When Osanna was thirty years old, she received the stigmata on her head, her side and her feet. She also had a vision in which her heart was transformed and divided into four parts. For the rest of her life, she actively experienced the Passion of Jesus, but especially intensely on Wednesdays and Fridays. Osanna confided these things in her biographer and "spiritual son", the Olivetan monk, Dom Jerome of Mount Olivet, as well as the fact that for years, she subsisted on practically no food at all.

Osanna was a mystic who would fall into ecstasies whenever she spoke of God, and a visionary who saw images of Christ bearing his cross. She bore stigmata along with red marks, but there was no bleeding. She helped the poor and sick and served as spiritual director for many, spending much of her family's considerable fortune to help the unfortunate. She spoke out against decadence and criticized the aristocracy for a lack of morality. She was a friend of another member of her Order, Columba of Rieti, and is recorded to have sought counsel from another, the Stephana de Quinzanis.

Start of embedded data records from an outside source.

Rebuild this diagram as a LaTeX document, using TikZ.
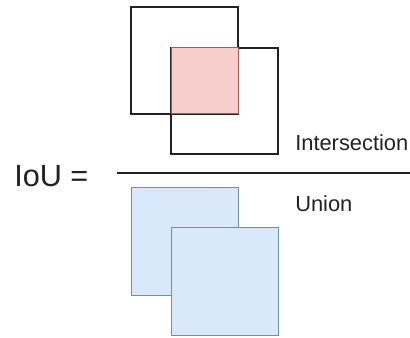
\documentclass[tikz,border=0pt]{standalone}
\usepackage{fontspec}
\setmainfont{Liberation Sans}
\definecolor{redfill}{HTML}{F8CECC}
\definecolor{redline}{HTML}{B85450}
\definecolor{bluefill}{HTML}{DAE8FC}
\definecolor{blueline}{HTML}{6C8EBF}
\definecolor{ink}{HTML}{222222}
\begin{document}
\begin{tikzpicture}[x=0.75pt,y=-0.75pt,
  sq/.style={draw=ink,line width=0.9pt},
  inter/.style={draw=redline,fill=redfill,line width=0.75pt},
  uni/.style={draw=blueline,fill=bluefill,line width=0.75pt},
  lbl/.style={anchor=base west,inner sep=0pt,text=ink,font=\fontsize{16.4}{18}\selectfont},
  big/.style={anchor=base west,inner sep=0pt,text=ink,font=\fontsize{23}{26}\selectfont}]
\useasboundingbox (0,0) rectangle (410,338);
% intersection pair
\draw[sq] (131,7) rectangle (238,114);
\draw[sq] (171,48) rectangle (278,154);
\draw[inter] (171,48) rectangle (238,114);
% union pair
\draw[uni] (131,188) rectangle (238,295);
\draw[uni] (171,228) rectangle (278,335);
% fraction bar
\coordinate (barL) at (117,173);
\coordinate (barR) at (410,173);
\draw[ink,line width=1.1pt] (barL) -- (barR);
% labels
\node[big] (iou) at (14,187) {IoU =};
\node[lbl] (int) at (295,151) {Intersection};
\node[lbl] (uni) at (295,212) {Union};
\end{tikzpicture}
\end{document}
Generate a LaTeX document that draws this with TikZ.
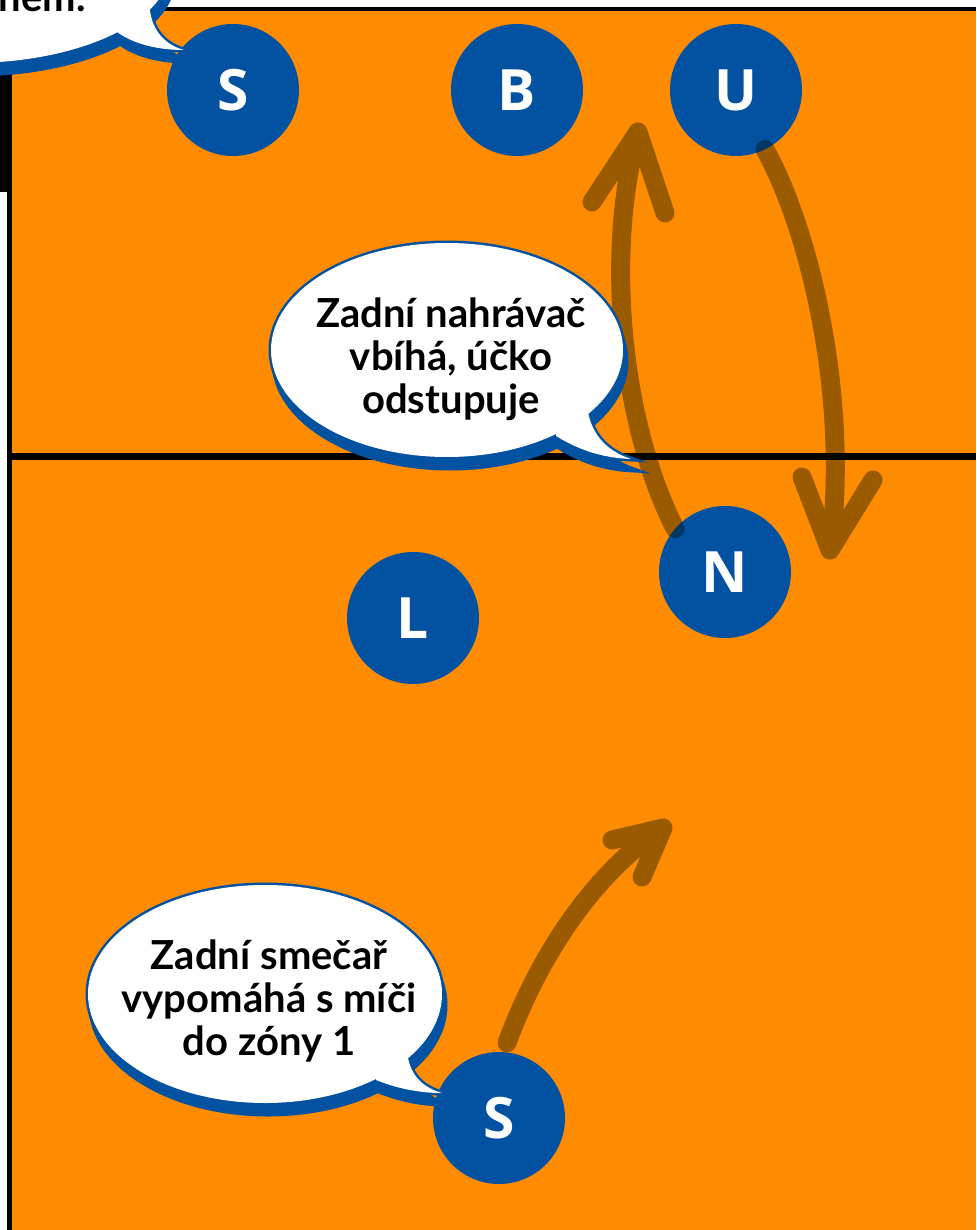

These phenomena brought Ossana to the attention of Mantua's ruling family. Most notably, she was sought by Francesco II Gonzaga and his wife, Isabella d'Este, as both a spiritual guide and a counsellor on matters of state. She frequently foretold correctly events which later came to pass, and gained the reputation of a seer. When she died in Mantua on 18 June 1505, all the members of the nobility and clergy attended her funeral, as her body was taken in procession to the Church of St. Dominic, where it was enshrined. Later, her remains were transferred to the Cathedral of St. Peter, where they are still venerated.

==Relationship with Girolamo de Monte Oliveto==
Her confidant, Dom Jerome (Girolamo de Monte Oliveto), wrote a vita (biography) of her life in 1507, very shortly after her death. Although Jerome noted that Osanna was not quick to discuss her spiritual experiences, in the last years of her life, she adopted Jerome as a "spiritual son", "conceived in the Blood of Christ".

Jerome's account is especially unique due to his intimate relationship with his subject. The biography takes the form of a detailed report of his conversations with Osanna. Jerome appended to his account Latin translations of twenty-four letters from Osanna, accompanied by documents certifying their authenticity.

According to Father Benedict Ashley, these letters express an "intense and constant physical and inner suffering" made bearable only by "sublime experiences of union with God which [Osanna] cannot describe except in broken and inadequate language". A special source of misery for Osanna was the degradation of the Church under the abusive pontificate of Alexander VI.

==Veneration==
In a response to a request by the Marchesa Isabella d'Este while on a visit to Rome, through a papal brief of 8 January 1515 Leo X authorised the celebration of her feast day in the City of Mantua. Her local cultus was confirmed by Pope Innocent XII with a Papal bull of 24 November 1694, and extended to the whole of the Dominican Order two months later.

==Works==
The content of the literary corpus of the Blessed Osanna ranges from mystical reflection to considerations on contemporary social and political questions. Her works consist of:
- Lettere, an index of correspondence, addressed to a varied readership, including her fellow Dominicans and members of Mantua's ruling family;
- Colloqui Spirituali, or dialogues on spiritual subjects between the Blessed Osanna and Girolamo de Monte Oliveto Scolari.